Despite growing up on a farm, living a life on the land was not high on the list of priorities for Fiona Simson when she was a teenager. Ironically today, she’s not only a farmer for her in her “day job”, but she represents the interests of tens of thousands of people in agriculture throughout Australia.
As a child, Simson, who is now President of the National Farmers Federation, wanted a career away from agriculture, as many country children do. After completing secondary school, she moved away to university then travelled the world.
Simson worked in Canberra in workplace training, however it was meeting and falling in love with her husband, who was a farmer, that drew her back to farming. The couple moved to a farm in the NSW Liverpool Plains “in the middle of nowhere”.

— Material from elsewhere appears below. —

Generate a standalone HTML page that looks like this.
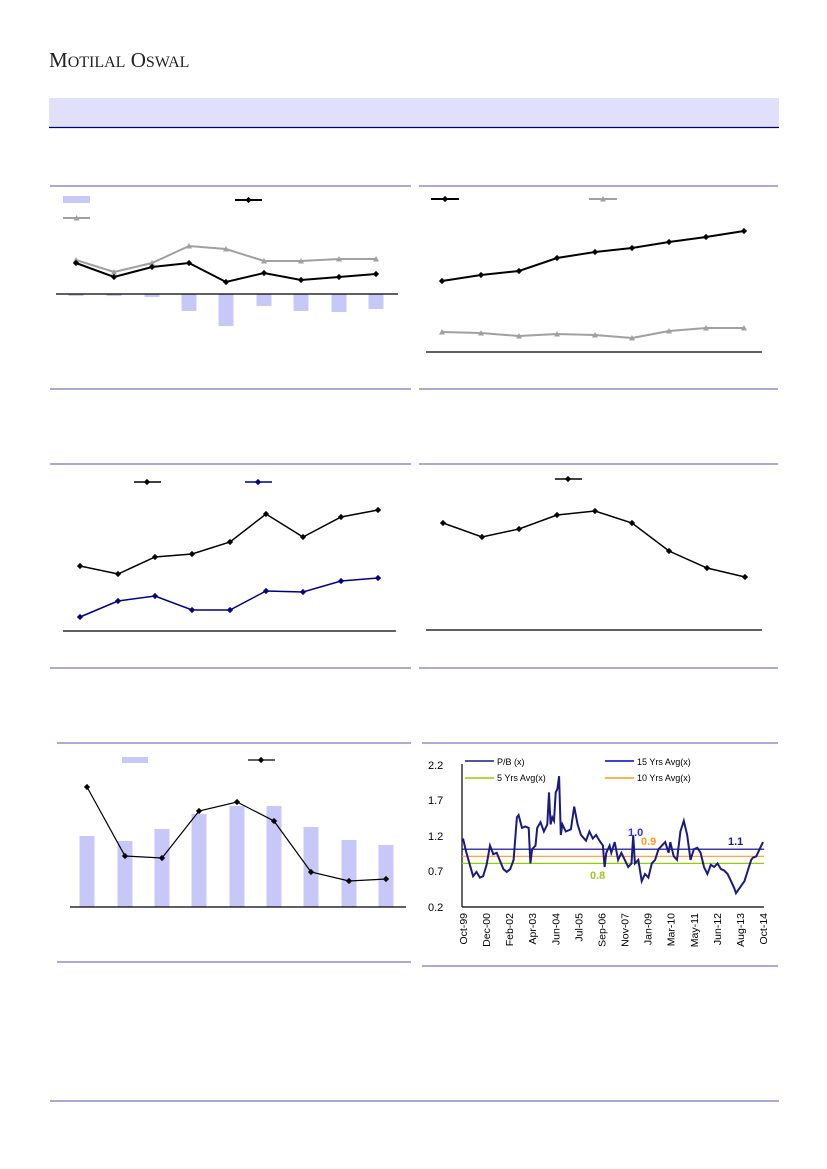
<!DOCTYPE html><html><head><meta charset="utf-8"><style>body{margin:0;background:#fff}svg{display:block}text{font-family:"Liberation Sans",sans-serif}</style></head><body>
<svg id="s" width="827" height="1169" xmlns="http://www.w3.org/2000/svg">
<text x="49" y="67" style="font-family:'Liberation Serif',serif" font-size="21" fill="#222">M<tspan font-size="16">OTILAL</tspan> O<tspan font-size="16">SWAL</tspan></text>
<rect x="49" y="98" width="730" height="29" fill="#e0e0fb"/>
<line x1="49" y1="127.5" x2="779" y2="127.5" stroke="#000070" stroke-width="1.2"/>
<g stroke="#8e8ec8" stroke-width="1.5">
<line x1="50" y1="186" x2="411" y2="186"/><line x1="419" y1="186" x2="778" y2="186"/>
<line x1="50" y1="389" x2="411" y2="389"/><line x1="419" y1="389" x2="778" y2="389"/>
<line x1="50" y1="464" x2="411" y2="464"/><line x1="419" y1="464" x2="778" y2="464"/>
<line x1="50" y1="668" x2="411" y2="668"/><line x1="419" y1="668" x2="778" y2="668"/>
<line x1="57" y1="743" x2="411" y2="743"/><line x1="422" y1="743" x2="778" y2="743"/>
<line x1="57" y1="962" x2="411" y2="962"/><line x1="422" y1="966" x2="778" y2="966"/>
<line x1="50" y1="1101" x2="779" y2="1101"/>
</g>
<g id="g"></g>
<g font-size="11" fill="#000">
<text x="428" y="769">2.2</text><text x="428" y="804">1.7</text><text x="428" y="840">1.2</text><text x="428" y="875">0.7</text><text x="428" y="911">0.2</text>
<text x="497" y="765" font-size="9">P/B (x)</text><text x="637" y="765" font-size="9">15 Yrs Avg(x)</text>
<text x="497" y="781" font-size="9">5 Yrs Avg(x)</text><text x="637" y="781" font-size="9">10 Yrs Avg(x)</text>
<text x="628" y="836" font-weight="bold" fill="#3030f0">1.0</text>
<text x="641" y="845" font-weight="bold" fill="#ff9a20">0.9</text>
<text x="590" y="879" font-weight="bold" fill="#99cc22">0.8</text>
<text x="728" y="845" font-weight="bold" fill="#202080">1.1</text>
</g>
</svg>
<script>
const g=document.getElementById('g');let h='';
const L=(p,c,w,m)=>{h+=`<polyline points="${p.map(a=>a.join(',')).join(' ')}" fill="none" stroke="${c}" stroke-width="${w}"/>`;
 if(m=='d')p.forEach(([x,y])=>h+=`<rect x="${x-2.2}" y="${y-2.2}" width="4.4" height="4.4" fill="${c}" transform="rotate(45 ${x} ${y})"/>`);
 if(m=='t')p.forEach(([x,y])=>h+=`<polygon points="${x},${y-3} ${x-3},${y+2.5} ${x+3},${y+2.5}" fill="${c}"/>`);};
const ln=(a,b,c,d,col,w)=>h+=`<line x1="${a}" y1="${b}" x2="${c}" y2="${d}" stroke="${col||'#000'}" stroke-width="${w||1}"/>`;
const bar='#c8c8f8';
[76,114,152,189,226,264,301,339,376].forEach((x,i)=>{const v=[2,2,3,17,32,12,17,18,15][i];h+=`<rect x="${x-7.5}" y="294" width="15" height="${v}" fill="${bar}"/>`});
ln(56,294,398,294,'#000',1.3);
L([[76,260],[114,272],[152,263],[189,246],[226,249],[264,261],[301,261],[339,259],[376,259]],'#a0a0a0',2,'t');
L([[76,263],[114,277],[152,267],[189,263],[226,282],[264,273],[301,280],[339,277],[376,274]],'#000',2,'d');
h+=`<rect x="63" y="196" width="27" height="7" fill="${bar}"/>`;L([[235,200],[262,200]],'#000',2);L([[248.5,200]],'#000',1,'d');
L([[63,218],[90,218]],'#a0a0a0',2);L([[76.5,218]],'#a0a0a0',1,'t');
ln(426,352,762,352,'#000',1.3);
L([[442,281],[481,275],[519,271],[557,258],[595,252],[632,248],[669,242],[706,237],[744,231]],'#000',2,'d');
L([[442,332],[481,333],[519,336],[557,334],[595,335],[632,338],[669,331],[706,328],[744,328]],'#a0a0a0',2,'t');
L([[431,199],[459,199]],'#000',2);L([[445,199]],'#000',1,'d');L([[589,199],[617,199]],'#a0a0a0',2);L([[603,199]],'#a0a0a0',1,'t');
ln(63,631,396,631,'#000',1.3);
L([[80,566],[118,574],[155,557],[192,554],[230,542],[266,514],[303,537],[341,517],[378,510]],'#000',1.5,'d');
L([[80,617],[118,601],[155,596],[192,610],[230,610],[266,591],[303,592],[341,581],[378,578]],'#000080',1.5,'d');
L([[134,482],[161,482]],'#000',1.5);L([[147,482]],'#000',1,'d');L([[245,482],[272,482]],'#000080',1.5);L([[258,482]],'#000080',1,'d');
ln(426,630,762,630,'#000',1.3);
L([[443,523],[482,537],[519,529],[557,515],[595,511],[632,523],[669,551],[707,568],[745,577]],'#000',1.5,'d');
L([[555,479],[582,479]],'#000',1.5);L([[568,479]],'#000',1,'d');
[87,125,162,199,237,274,311,349,386].forEach((x,i)=>{const t=[836,841,829,814,806,806,827,840,845][i];h+=`<rect x="${x-7.5}" y="${t}" width="15" height="${907-t}" fill="${bar}"/>`});
ln(70,907,406,907,'#000',1.3);
L([[87,787],[125,856],[162,858],[199,811],[237,802],[274,821],[311,872],[349,881],[386,879]],'#000',1.2,'d');
h+=`<rect x="122" y="757" width="26" height="6" fill="${bar}"/>`;L([[248,760],[275,760]],'#000',1.2);L([[261,760]],'#000',1,'d');
ln(462,764,462,907,'#000',1.2);ln(462,907,764,907,'#000',1.2);
const Y=v=>906-(v-0.2)*71;
ln(462,Y(1.0),764,Y(1.0),'#000080',1.2);ln(462,Y(0.9),764,Y(0.9),'#ff9a20',1.2);ln(462,Y(0.8),764,Y(0.8),'#99cc00',1.2);
const K=[[0,1.15],[2,.95],[6,.62],[8,.68],[10,.6],[12,.62],[14,.78],[16,1.05],[18,.93],[20,.95],[24,.72],[26,.68],[28,.72],[30,.85],[32,1.45],[33,1.48],[35,1.3],[37,1.32],[39,1.3],[40,.8],[41,1.0],[43,1.05],[44,1.3],[46,1.38],[48,1.25],[50,1.35],[51,1.8],[52,1.35],[53,1.45],[54,1.4],[55,1.8],[56,1.85],[57,2.03],[58,1.2],[59,1.35],[61,1.25],[64,1.28],[66,1.6],[68,1.35],[70,1.2],[73,1.12],[75,1.25],[77,1.15],[79,1.2],[81,1.12],[83,1.05],[84,.75],[85,.95],[87,1.05],[88,.95],[90,1.1],[92,.85],[94,.95],[96,.85],[98,.75],[100,.8],[101,1.2],[102,.8],[104,.85],[105,.7],[106,.55],[108,.65],[110,.6],[112,.8],[114,.85],[116,1.0],[118,1.05],[120,1.1],[122,.95],[123,1.1],[125,.9],[127,.85],[129,1.25],[131,1.4],[133,1.2],[135,.85],[137,1.0],[139,1.02],[141,.95],[143,.75],[145,.65],[147,.78],[149,.75],[151,.8],[153,.72],[155,.7],[157,.65],[159,.55],[161,.45],[162,.38],[164,.45],[167,.55],[169,.7],[171,.85],[172,.88],[174,.9],[176,1.0],[178,1.1]];
L(K.map(([m,v])=>[(463+m/178*300).toFixed(1),Y(v).toFixed(1)]),'#1a1a80',2);
L([[465,761],[494,761]],'#1a1a80',1.5);L([[605,761],[634,761]],'#0000c0',1.5);L([[465,778],[494,778]],'#99cc00',1.5);L([[605,778],[634,778]],'#ff9a20',1.5);
['Oct-99','Dec-00','Feb-02','Apr-03','Jun-04','Jul-05','Sep-06','Nov-07','Jan-09','Mar-10','May-11','Jun-12','Aug-13','Oct-14'].forEach((t,i)=>{const x=467+i*23.08;h+=`<text transform="translate(${x},913) rotate(-90)" text-anchor="end" font-size="10.5">${t}</text>`});
g.innerHTML=h;
</script>
</body></html>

Simson had spent years farming and raising her children when she was approached by friends in farming living 50 kilometres away in 2006. BHP had planned an exploration in the area, and the lack of community engagement and potential damage to their properties had enraged local farmers. Simson, concerned about the lack of consultation, agreed to be a spokesperson for the farmers.
“As we got more engaged in the process, I got more incensed that farmers were not even considered in terms of the process.”
Her foray into advocacy in 2006 gave Simson a taste for “being a voice” for rural people. She became a counsellor in local government and later became the first female president of the President of the NSW Farmers Federation. Simson held that position for four years before becoming the President of the National Farmers Federation.
“While I started local…I realised quickly the need for really good policy in the ag space,” she said. “It started with me going along to all the conferences that my husband had previously been going to and it grew from there. I try to put myself forward things that I am passionate about – I try to overlook the fact that I might be uncomfortable about doing them, but see that they are important.”
One thing Simson is very passionate about is creating more of a gender balance in agriculture, particularly in management roles. As a leader who is often “the only woman in the room”, it’s about having open conversations with both women and men about considering women for roles and mentoring them along the way.
Currently women comprise about 41 per cent of the workforce in agriculture, according to the NFF, but just 18 per cent of managers in the sector are women. Just 2.3 per cent of CEO roles in agriculture are held by women, compared to about 17 per cent in other industries.
“We still have a long way to go, but there is a huge opportunity here,” she said. “We want to achieve gender parody and double the number of women by 2030.”
“In each role I’ve had I’ve tried to look at women’s representation and enhance that. It’s important as women that we raise up other women and support them,” Simson says.